Print out the material that follows word for word.

[BEGIN]

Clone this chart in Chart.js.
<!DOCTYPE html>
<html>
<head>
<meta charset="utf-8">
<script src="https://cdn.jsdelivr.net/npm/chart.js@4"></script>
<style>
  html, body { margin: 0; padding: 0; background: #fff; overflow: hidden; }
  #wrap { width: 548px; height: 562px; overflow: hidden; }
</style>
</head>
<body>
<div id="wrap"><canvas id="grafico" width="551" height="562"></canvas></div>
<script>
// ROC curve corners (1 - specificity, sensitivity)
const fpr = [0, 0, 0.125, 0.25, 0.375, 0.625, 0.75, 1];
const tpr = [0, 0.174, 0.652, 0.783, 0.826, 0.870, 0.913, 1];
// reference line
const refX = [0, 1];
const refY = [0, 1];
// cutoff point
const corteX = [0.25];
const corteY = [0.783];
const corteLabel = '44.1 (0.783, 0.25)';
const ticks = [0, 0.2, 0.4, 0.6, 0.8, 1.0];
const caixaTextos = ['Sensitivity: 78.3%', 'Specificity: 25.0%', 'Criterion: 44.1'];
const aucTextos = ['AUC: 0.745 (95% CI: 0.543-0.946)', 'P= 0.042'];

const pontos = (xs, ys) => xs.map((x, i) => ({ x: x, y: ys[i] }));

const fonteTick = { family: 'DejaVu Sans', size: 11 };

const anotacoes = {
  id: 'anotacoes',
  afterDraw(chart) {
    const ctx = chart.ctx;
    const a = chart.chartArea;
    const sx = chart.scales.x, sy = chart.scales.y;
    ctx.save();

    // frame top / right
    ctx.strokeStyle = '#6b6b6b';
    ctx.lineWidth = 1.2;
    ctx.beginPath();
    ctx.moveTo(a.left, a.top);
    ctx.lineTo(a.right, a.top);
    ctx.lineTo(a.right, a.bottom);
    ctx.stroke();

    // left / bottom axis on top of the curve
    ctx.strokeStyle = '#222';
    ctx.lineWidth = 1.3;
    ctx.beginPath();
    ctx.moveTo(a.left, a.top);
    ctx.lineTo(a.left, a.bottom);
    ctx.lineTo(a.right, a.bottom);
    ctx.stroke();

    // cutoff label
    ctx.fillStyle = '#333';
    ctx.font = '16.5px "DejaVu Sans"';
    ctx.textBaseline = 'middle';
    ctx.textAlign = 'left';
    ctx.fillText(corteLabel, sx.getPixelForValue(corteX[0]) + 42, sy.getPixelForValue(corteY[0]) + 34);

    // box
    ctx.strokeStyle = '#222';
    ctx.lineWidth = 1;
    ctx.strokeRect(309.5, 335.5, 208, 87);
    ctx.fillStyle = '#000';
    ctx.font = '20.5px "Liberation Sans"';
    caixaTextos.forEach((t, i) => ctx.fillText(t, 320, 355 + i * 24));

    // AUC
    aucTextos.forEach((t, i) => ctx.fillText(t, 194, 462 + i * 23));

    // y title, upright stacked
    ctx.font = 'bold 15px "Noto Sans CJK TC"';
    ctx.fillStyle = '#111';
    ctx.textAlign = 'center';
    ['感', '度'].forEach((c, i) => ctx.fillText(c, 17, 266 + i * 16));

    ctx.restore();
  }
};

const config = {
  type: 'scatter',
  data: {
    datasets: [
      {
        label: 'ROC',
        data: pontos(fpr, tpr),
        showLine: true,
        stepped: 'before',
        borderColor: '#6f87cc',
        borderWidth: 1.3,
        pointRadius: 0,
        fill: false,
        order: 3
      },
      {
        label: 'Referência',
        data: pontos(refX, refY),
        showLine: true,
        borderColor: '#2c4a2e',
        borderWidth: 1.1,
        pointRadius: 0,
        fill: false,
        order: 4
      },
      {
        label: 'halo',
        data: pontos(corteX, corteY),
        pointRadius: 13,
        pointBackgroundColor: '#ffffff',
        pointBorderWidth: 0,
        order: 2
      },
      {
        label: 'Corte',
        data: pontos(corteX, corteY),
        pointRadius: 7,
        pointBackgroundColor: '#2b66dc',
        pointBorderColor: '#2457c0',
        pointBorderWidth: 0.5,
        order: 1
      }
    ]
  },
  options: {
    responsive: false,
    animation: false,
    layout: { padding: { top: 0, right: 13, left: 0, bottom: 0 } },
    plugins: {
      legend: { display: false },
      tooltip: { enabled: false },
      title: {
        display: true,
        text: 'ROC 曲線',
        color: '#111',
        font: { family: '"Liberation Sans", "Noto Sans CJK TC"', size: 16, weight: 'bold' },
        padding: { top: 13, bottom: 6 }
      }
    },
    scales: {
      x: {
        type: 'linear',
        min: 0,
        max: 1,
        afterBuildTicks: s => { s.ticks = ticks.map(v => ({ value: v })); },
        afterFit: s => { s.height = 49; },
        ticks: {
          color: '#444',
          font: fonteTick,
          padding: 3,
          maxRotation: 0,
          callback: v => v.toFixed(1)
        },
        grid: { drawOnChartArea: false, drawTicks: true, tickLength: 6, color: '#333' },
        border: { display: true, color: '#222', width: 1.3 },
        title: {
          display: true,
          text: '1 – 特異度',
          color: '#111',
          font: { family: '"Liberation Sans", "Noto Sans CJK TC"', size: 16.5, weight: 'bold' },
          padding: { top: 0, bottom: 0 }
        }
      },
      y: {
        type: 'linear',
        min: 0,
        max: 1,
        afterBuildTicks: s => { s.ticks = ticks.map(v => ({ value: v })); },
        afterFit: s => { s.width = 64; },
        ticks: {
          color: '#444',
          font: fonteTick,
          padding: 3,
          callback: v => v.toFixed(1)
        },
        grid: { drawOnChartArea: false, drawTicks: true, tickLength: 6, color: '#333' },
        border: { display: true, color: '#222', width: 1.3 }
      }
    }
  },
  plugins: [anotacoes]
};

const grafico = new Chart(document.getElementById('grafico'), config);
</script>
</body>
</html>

[END]

**In response**:
Clone this chart in Chart.js.
<!DOCTYPE html>
<html>
<head>
<meta charset="utf-8">
<script src="https://cdn.jsdelivr.net/npm/chart.js@4"></script>
<style>
  html, body { margin: 0; padding: 0; background: #fff; overflow: hidden; }
  #wrap { width: 548px; height: 562px; overflow: hidden; }
</style>
</head>
<body>
<div id="wrap"><canvas id="grafico" width="551" height="562"></canvas></div>
<script>
// ROC curve corners (1 - specificity, sensitivity)
const fpr = [0, 0, 0.125, 0.25, 0.375, 0.625, 0.75, 1];
const tpr = [0, 0.174, 0.652, 0.783, 0.826, 0.870, 0.913, 1];
// reference line
const refX = [0, 1];
const refY = [0, 1];
// cutoff point
const corteX = [0.25];
const corteY = [0.783];
const corteLabel = '44.1 (0.783, 0.25)';
const ticks = [0, 0.2, 0.4, 0.6, 0.8, 1.0];
const caixaTextos = ['Sensitivity: 78.3%', 'Specificity: 25.0%', 'Criterion: 44.1'];
const aucTextos = ['AUC: 0.745 (95% CI: 0.543-0.946)', 'P= 0.042'];

const pontos = (xs, ys) => xs.map((x, i) => ({ x: x, y: ys[i] }));

const fonteTick = { family: 'DejaVu Sans', size: 11 };

const anotacoes = {
  id: 'anotacoes',
  afterDraw(chart) {
    const ctx = chart.ctx;
    const a = chart.chartArea;
    const sx = chart.scales.x, sy = chart.scales.y;
    ctx.save();

    // frame top / right
    ctx.strokeStyle = '#6b6b6b';
    ctx.lineWidth = 1.2;
    ctx.beginPath();
    ctx.moveTo(a.left, a.top);
    ctx.lineTo(a.right, a.top);
    ctx.lineTo(a.right, a.bottom);
    ctx.stroke();

    // left / bottom axis on top of the curve
    ctx.strokeStyle = '#222';
    ctx.lineWidth = 1.3;
    ctx.beginPath();
    ctx.moveTo(a.left, a.top);
    ctx.lineTo(a.left, a.bottom);
    ctx.lineTo(a.right, a.bottom);
    ctx.stroke();

    // cutoff label
    ctx.fillStyle = '#333';
    ctx.font = '16.5px "DejaVu Sans"';
    ctx.textBaseline = 'middle';
    ctx.textAlign = 'left';
    ctx.fillText(corteLabel, sx.getPixelForValue(corteX[0]) + 42, sy.getPixelForValue(corteY[0]) + 34);

    // box
    ctx.strokeStyle = '#222';
    ctx.lineWidth = 1;
    ctx.strokeRect(309.5, 335.5, 208, 87);
    ctx.fillStyle = '#000';
    ctx.font = '20.5px "Liberation Sans"';
    caixaTextos.forEach((t, i) => ctx.fillText(t, 320, 355 + i * 24));

    // AUC
    aucTextos.forEach((t, i) => ctx.fillText(t, 194, 462 + i * 23));

    // y title, upright stacked
    ctx.font = 'bold 15px "Noto Sans CJK TC"';
    ctx.fillStyle = '#111';
    ctx.textAlign = 'center';
    ['感', '度'].forEach((c, i) => ctx.fillText(c, 17, 266 + i * 16));

    ctx.restore();
  }
};

const config = {
  type: 'scatter',
  data: {
    datasets: [
      {
        label: 'ROC',
        data: pontos(fpr, tpr),
        showLine: true,
        stepped: 'before',
        borderColor: '#6f87cc',
        borderWidth: 1.3,
        pointRadius: 0,
        fill: false,
        order: 3
      },
      {
        label: 'Referência',
        data: pontos(refX, refY),
        showLine: true,
        borderColor: '#2c4a2e',
        borderWidth: 1.1,
        pointRadius: 0,
        fill: false,
        order: 4
      },
      {
        label: 'halo',
        data: pontos(corteX, corteY),
        pointRadius: 13,
        pointBackgroundColor: '#ffffff',
        pointBorderWidth: 0,
        order: 2
      },
      {
        label: 'Corte',
        data: pontos(corteX, corteY),
        pointRadius: 7,
        pointBackgroundColor: '#2b66dc',
        pointBorderColor: '#2457c0',
        pointBorderWidth: 0.5,
        order: 1
      }
    ]
  },
  options: {
    responsive: false,
    animation: false,
    layout: { padding: { top: 0, right: 13, left: 0, bottom: 0 } },
    plugins: {
      legend: { display: false },
      tooltip: { enabled: false },
      title: {
        display: true,
        text: 'ROC 曲線',
        color: '#111',
        font: { family: '"Liberation Sans", "Noto Sans CJK TC"', size: 16, weight: 'bold' },
        padding: { top: 13, bottom: 6 }
      }
    },
    scales: {
      x: {
        type: 'linear',
        min: 0,
        max: 1,
        afterBuildTicks: s => { s.ticks = ticks.map(v => ({ value: v })); },
        afterFit: s => { s.height = 49; },
        ticks: {
          color: '#444',
          font: fonteTick,
          padding: 3,
          maxRotation: 0,
          callback: v => v.toFixed(1)
        },
        grid: { drawOnChartArea: false, drawTicks: true, tickLength: 6, color: '#333' },
        border: { display: true, color: '#222', width: 1.3 },
        title: {
          display: true,
          text: '1 – 特異度',
          color: '#111',
          font: { family: '"Liberation Sans", "Noto Sans CJK TC"', size: 16.5, weight: 'bold' },
          padding: { top: 0, bottom: 0 }
        }
      },
      y: {
        type: 'linear',
        min: 0,
        max: 1,
        afterBuildTicks: s => { s.ticks = ticks.map(v => ({ value: v })); },
        afterFit: s => { s.width = 64; },
        ticks: {
          color: '#444',
          font: fonteTick,
          padding: 3,
          callback: v => v.toFixed(1)
        },
        grid: { drawOnChartArea: false, drawTicks: true, tickLength: 6, color: '#333' },
        border: { display: true, color: '#222', width: 1.3 }
      }
    }
  },
  plugins: [anotacoes]
};

const grafico = new Chart(document.getElementById('grafico'), config);
</script>
</body>
</html>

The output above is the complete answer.